Informality acts as a multiplier of hydrological vulnerability. When urban growth occurs without regulatory control, settlements frequently occupy riverbanks, hillsides, and ecologically sensitive basins. In such environments, rivers and streams are often transformed into informal waste disposal channels, leading to contamination, sedimentation, and the collapse of ecological functions that would otherwise support water quality and urban cooling. This pattern has been widely observed across Latin American cities and is especially pronounced in rapidly expanding Colombian metropolitan areas.

For example, in parts of Cali and Barranquilla, vulnerable populations often face a paradoxical condition in which potable water exists within the metropolitan system but remains economically inaccessible due to tariffs, informal connection barriers, or lack of formal registration. As a result, many households rely on tanker trucks, informal vendors, or contaminated local sources, often paying significantly higher effective prices per liter than wealthier households connected to the formal grid. Research across cities in the Global South shows that households outside reliable public networks may pay many times more for alternative water access. This economic asymmetry transforms water from a public service into a mechanism of social inequality.
From a broader global perspective, the concerns raised by the Club of Rome in The Economics of Water: Valuing the Hydrological Cycle as a Global Common Good are highly relevant to the Colombian case. The report warns that the hydrological cycle itself is entering a state of systemic imbalance as a result of decades of undervaluation, ecosystem destruction, and fragmented governance. This perspective is particularly important for Colombia, where deforestation in upstream regions, agricultural expansion, and the degradation of green water systems—soil moisture, vegetation, and forest evapotranspiration—directly influence rainfall patterns and watershed resilience in urban regions.
A particularly relevant practical example is the relationship between deforestation in Andean and Amazonian ecosystems and precipitation regimes affecting Colombian cities. When forest systems lose their capacity to regulate evapotranspiration and atmospheric moisture recycling, urban rainfall patterns may become more volatile, intensifying both drought and flooding cycles. For cities dependent on surface reservoirs and river-fed systems, this introduces long-term risks not only to water supply but also to economic productivity, public health, and urban resilience.
Another critical issue is infrastructure inefficiency. In many urban water systems across Latin America, non-revenue water losses, caused by leakage, illegal connections, aging pipes, and inadequate monitoring, can reach extremely high levels. In the Colombian context, losses approaching 40% in some urban systems imply that a substantial proportion of treated water never reaches end users.
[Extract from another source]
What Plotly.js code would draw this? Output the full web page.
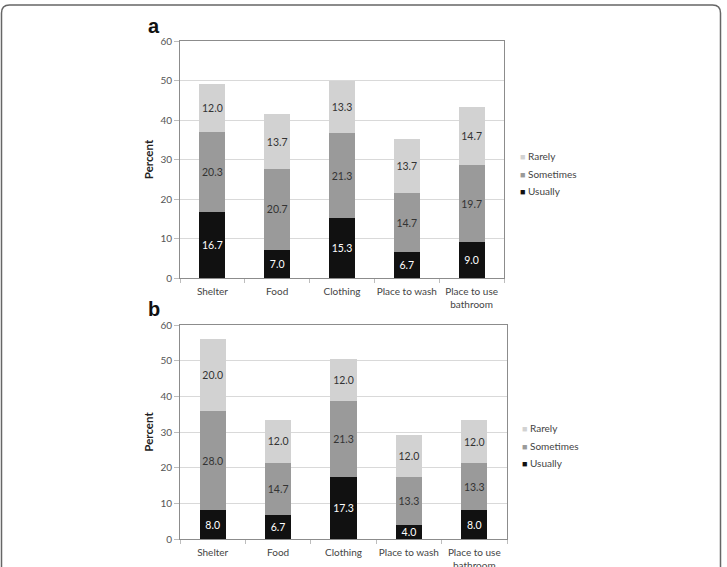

This represents both an environmental and economic inefficiency, particularly in expanding cities where demand continues to rise.

Sustainable water management in Colombia therefore requires a shift from a narrow utility model toward an integrated urban water governance framework. This means linking water policy with land-use regulation, ecosystem restoration, informal settlement upgrading, wastewater reuse, circular economy strategies, and social inclusion policies. Wastewater recycling, for instance, offers a major opportunity for industrial and agricultural reuse, reducing pressure on freshwater extraction while supporting metropolitan resilience.
Equally important is the incorporation of indigenous and local ecological knowledge into watershed management strategies. Communities that have historically managed land and water resources through ecosystem-based practices can contribute significantly to restoring hydrological balance, especially in regions where urban expansion intersects with ancestral territories and critical ecological corridors.
Ultimately, the future of Colombia’s major cities will depend on whether water is governed not merely as an economic input, but as a strategic urban commons that sustains health, productivity, territorial equity, and environmental stability. In the context of continued metropolitan expansion, climate variability, and persistent urban informality, water management must become one of the central pillars of urban transformation, shaping not only infrastructure investment but the very model of development through which Colombian cities imagine their future.